Officers from the North West Police Underwater and Marine support unit searched the area close to where Ms Bulley’s mobile phone was found, while police divers scoured the River Wyre.
Meanwhile, Ms Bulley’s family appealed to the public for help tracing her. Speaking with Sky News, her sister Louise Cunningham said: ‘There has got to be somebody who knows something and all we are asking is, no matter how small or big, if there is anything you remember that doesn’t seem right, then please reach out to the police.
‘Get in touch and get my sister back.’ Ms Bulley’s father said that his family hoped their interview would ‘spark a light’ that would lead to her being found.
– February 3
Lancashire Police said they were working on the hypothesis that Ms Bulley may have fallen into the River Wyre.
Superintendent Sally Riley urged against speculation, but said it was ‘possible’ that an ‘issue’ with Ms Bulley’s dog may have led her to the water’s edge.

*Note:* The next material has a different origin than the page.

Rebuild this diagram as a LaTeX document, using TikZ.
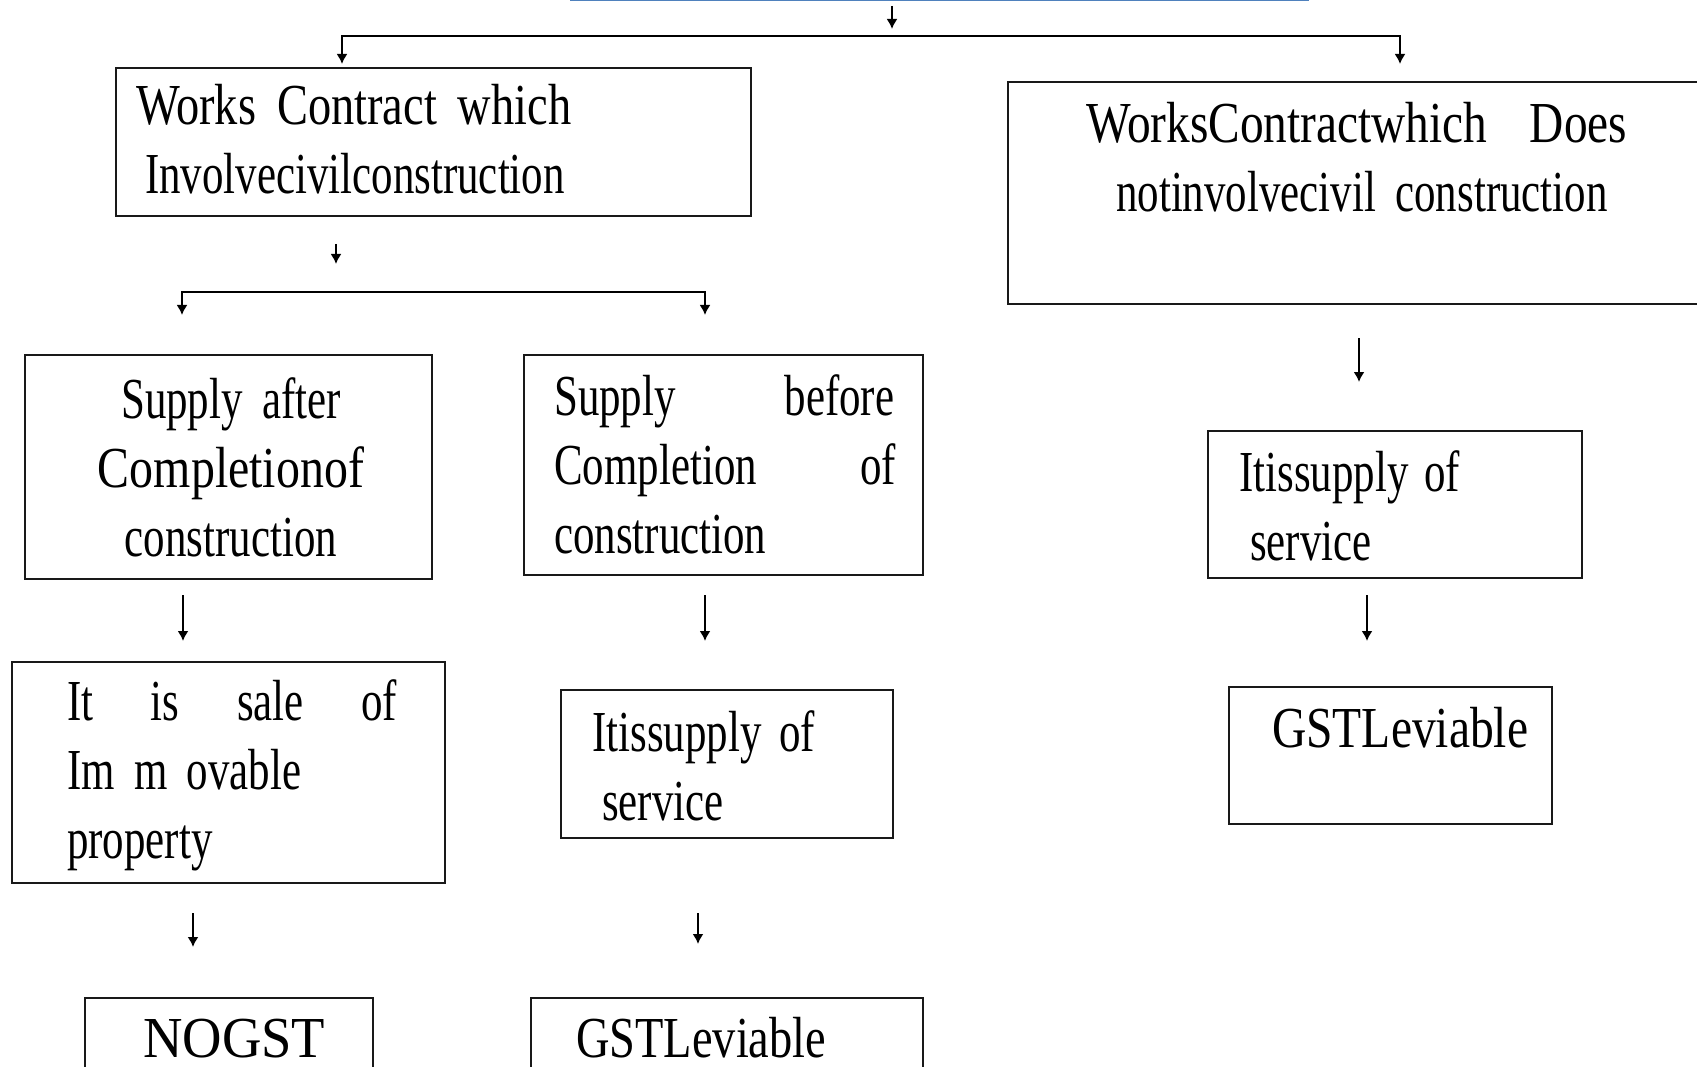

She urged the public to look out for items of clothing Ms Bulley was last seen wearing, and gave an extensive list.
Ms Bulley’s friends also shared heartfelt appeals via television interviews, including Emma White, who told the BBC that Ms Bulley’s daughters were continually asking where she was.
– February 4
Friends reveal police are hoping to utilise Ms Bulley’s Fitbit data to help track her.
A new appeal is issued for a mystery ‘woman in yellow’ to come forward. The woman was pictured walking in the same area as Ms Bulley, pushing a stroller with a young child.
Ms Bulley’s partner speaks out to also cast doubt over the police theory she had fallen in the river. Mr Ansell says he will never give up hope of finding her.
Police confirm there is ‘no evidence’ Ms Bulley fell in the river, despite maintaining it is their lead theory.
A close family friend, named Tilly Ann, shared 11 key facts about her friend’s disappearance to Facebook.
– February 4
Police are pictured scouring the riverbank as they continue to search for Ms Bulley.